Requirement:
Repeat, exactly and only, the lines from the beginning of the data through the line with "(0,0) rectangle (960,1461);". Pictures are left out.

Information supplied:
____

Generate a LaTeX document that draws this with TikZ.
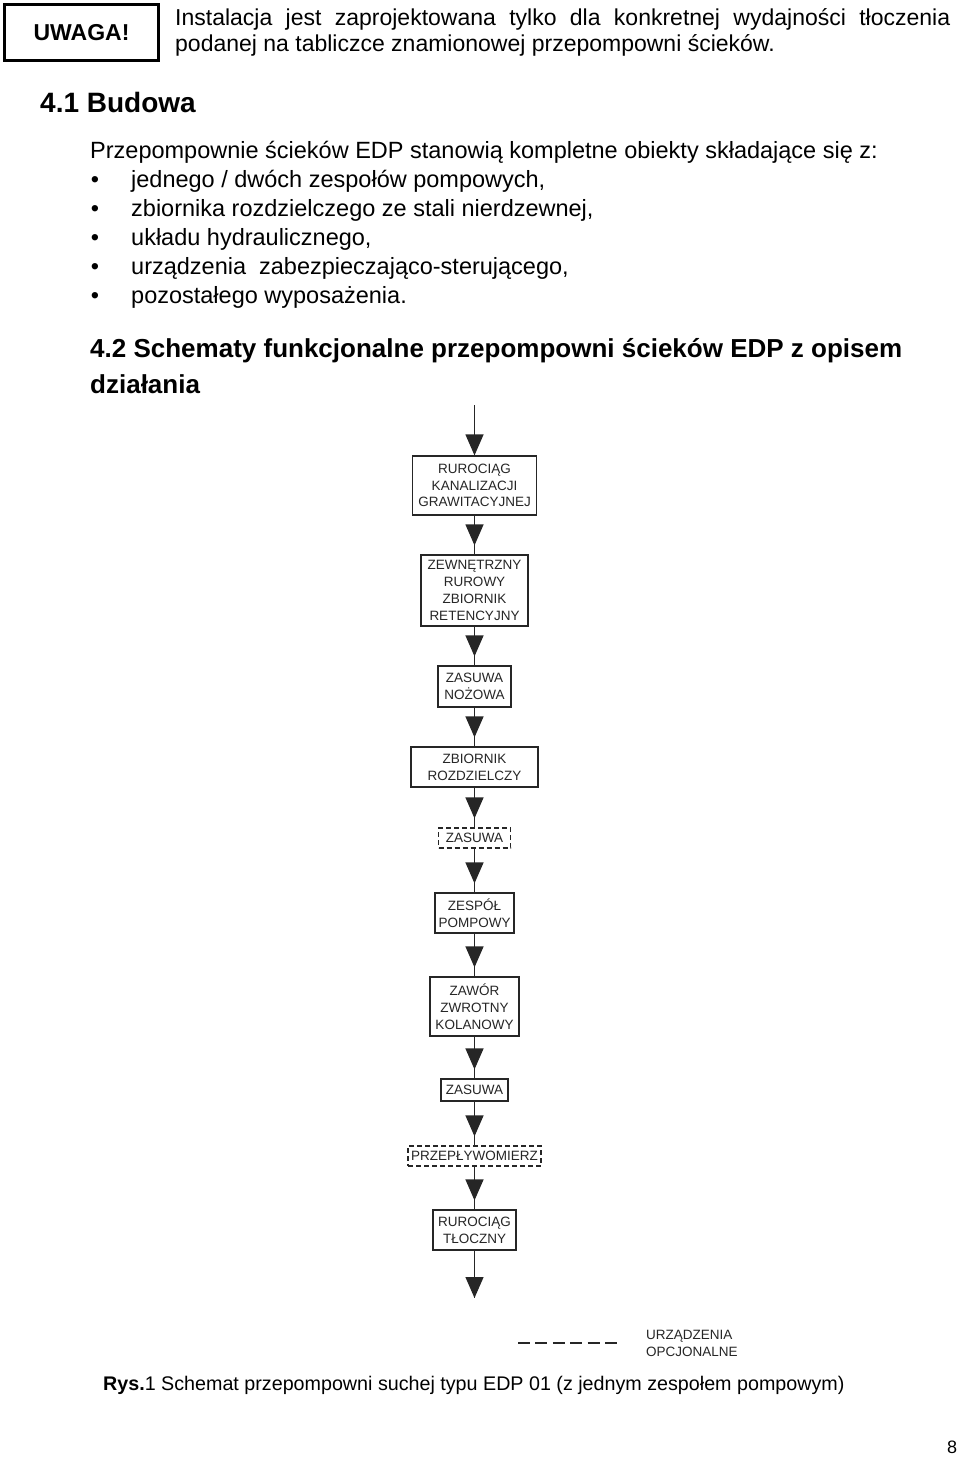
\documentclass[tikz,border=0pt]{standalone}
\usepackage{fontspec}
\setmainfont{Liberation Sans}
\usetikzlibrary{arrows.meta}
\begin{document}
\begin{tikzpicture}[x=1pt,y=-1pt,
  txt/.style={inner sep=0pt, anchor=base west, font=\fontsize{23.5}{28}\selectfont},
  bul/.style={inner sep=0pt, anchor=base, font=\fontsize{23.5}{28}\selectfont},
  box/.style={draw=black!85, line width=1.2pt, inner sep=0pt, align=center, text=black!85,
              font=\fontsize{13.5}{16.8}\selectfont},
  dbox/.style={box, dash pattern=on 5pt off 3pt},
  conn/.style={draw=black!85, line width=1.2pt,
               postaction={draw=black!85, fill=black!85, -{Triangle[length=21pt 0 0,width=18pt 0 0]}, shorten >=#1}},
  conn/.default=9pt,
  legtxt/.style={inner sep=0pt, anchor=base west, align=left, text=black!85,
              font=\fontsize{13.5}{16.8}\selectfont}
]
\useasboundingbox[fill=white] (0,0) rectangle (960,1461);

% header warning
\node[draw, line width=3pt, minimum width=154pt, minimum height=56pt, inner sep=0pt,
      font=\bfseries\fontsize{23}{27}\selectfont] (uw) at (81.5,32.5) {UWAGA!};
\node[txt, font=\fontsize{23}{26}\selectfont] (i1) at (175,26)
  {\makebox[775pt][s]{Instalacja jest zaprojektowana tylko dla konkretnej wydajności tłoczenia}};
\node[txt, font=\fontsize{23}{26}\selectfont] (i2) at (175,52)
  {podanej na tabliczce znamionowej przepompowni ścieków.};

% section 4.1
\node[txt, font=\bfseries\fontsize{28}{32}\selectfont] (h1) at (40,113) {4.1 Budowa};
\node[txt] (p0) at (90,158) {Przepompownie ścieków EDP stanowią kompletne obiekty składające się z:};
\node[bul] (u1) at (95,187) {•};
\node[bul] (u2) at (95,216) {•};
\node[bul] (u3) at (95,245) {•};
\node[bul] (u4) at (95,274) {•};
\node[bul] (u5) at (95,303) {•};
\node[txt] (l1) at (131,187) {jednego / dwóch zespołów pompowych,};
\node[txt] (l2) at (131,216) {zbiornika rozdzielczego ze stali nierdzewnej,};
\node[txt] (l3) at (131,245) {układu hydraulicznego,};
\node[txt] (l4) at (131,274) {urządzenia\ \ zabezpieczająco-sterującego,};
\node[txt] (l5) at (131,303) {pozostałego wyposażenia.};

% section 4.2
\node[txt, font=\bfseries\fontsize{26}{30}\selectfont] (h2) at (90,357)
  {4.2 Schematy funkcjonalne przepompowni ścieków EDP z opisem};
\node[txt, font=\bfseries\fontsize{26}{30}\selectfont] (h2b) at (90,393) {działania};

% flow chart
\coordinate (top) at (474.5,405);
\node[box, minimum width=124pt, minimum height=59pt] (b1) at (474.5,485.5) {RUROCIĄG\\KANALIZACJI\\GRAWITACYJNEJ};
\node[box, minimum width=107pt, minimum height=71pt] (b2) at (474.5,590.5) {ZEWNĘTRZNY\\RUROWY\\ZBIORNIK\\RETENCYJNY};
\node[box, minimum width=73pt, minimum height=41pt] (b3) at (474.5,686.5) {ZASUWA\\NOŻOWA};
\node[box, minimum width=127pt, minimum height=40pt] (b4) at (474.5,767) {ZBIORNIK\\ROZDZIELCZY};
\node[dbox, minimum width=72pt, minimum height=20pt] (b5) at (474.5,838) {ZASUWA};
\node[box, minimum width=79pt, minimum height=40pt] (b6) at (474.5,913) {ZESPÓŁ\\POMPOWY};
\node[box, minimum width=89pt, minimum height=59pt] (b7) at (474.5,1006.5) {ZAWÓR\\ZWROTNY\\KOLANOWY};
\node[box, minimum width=67pt, minimum height=22pt] (b8) at (474.5,1090) {ZASUWA};
\node[dbox, minimum width=133pt, minimum height=20pt] (b9) at (474.5,1156) {PRZEPŁYWOMIERZ};
\node[box, minimum width=83pt, minimum height=40pt] (b10) at (474.5,1230) {RUROCIĄG\\TŁOCZNY};
\coordinate (bot) at (474.5,1298);

\draw[conn=0pt] (top) -- (b1.north);
\draw[conn] (b1.south) -- (b2.north);
\draw[conn] (b2.south) -- (b3.north);
\draw[conn] (b3.south) -- (b4.north);
\draw[conn] (b4.south) -- (b5.north);
\draw[conn] (b5.south) -- (b6.north);
\draw[conn] (b6.south) -- (b7.north);
\draw[conn] (b7.south) -- (b8.north);
\draw[conn] (b8.south) -- (b9.north);
\draw[conn] (b9.south) -- (b10.north);
\draw[conn=0pt] (b10.south) -- (bot);

% legend
\coordinate (la) at (518,1343);
\coordinate (lb) at (617,1343);
\draw[draw=black!85, line width=1.2pt, dash pattern=on 12pt off 5.4pt] (la) -- (lb);
\node[legtxt] (lt) at (646,1356) {URZĄDZENIA\\OPCJONALNE};

% caption and page number
\node[txt, font=\fontsize{19.7}{23}\selectfont] (cap) at (103,1390)
  {\textbf{Rys.}1 Schemat przepompowni suchej typu EDP 01 (z jednym zespołem pompowym)};
\node[inner sep=0pt, anchor=base, font=\fontsize{18}{20}\selectfont] (pg) at (952,1453) {8};
\end{tikzpicture}
\end{document}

____

Written response:
Generate a LaTeX document that draws this with TikZ.
\documentclass[tikz,border=0pt]{standalone}
\usepackage{fontspec}
\setmainfont{Liberation Sans}
\usetikzlibrary{arrows.meta}
\begin{document}
\begin{tikzpicture}[x=1pt,y=-1pt,
  txt/.style={inner sep=0pt, anchor=base west, font=\fontsize{23.5}{28}\selectfont},
  bul/.style={inner sep=0pt, anchor=base, font=\fontsize{23.5}{28}\selectfont},
  box/.style={draw=black!85, line width=1.2pt, inner sep=0pt, align=center, text=black!85,
              font=\fontsize{13.5}{16.8}\selectfont},
  dbox/.style={box, dash pattern=on 5pt off 3pt},
  conn/.style={draw=black!85, line width=1.2pt,
               postaction={draw=black!85, fill=black!85, -{Triangle[length=21pt 0 0,width=18pt 0 0]}, shorten >=#1}},
  conn/.default=9pt,
  legtxt/.style={inner sep=0pt, anchor=base west, align=left, text=black!85,
              font=\fontsize{13.5}{16.8}\selectfont}
]
\useasboundingbox[fill=white] (0,0) rectangle (960,1461);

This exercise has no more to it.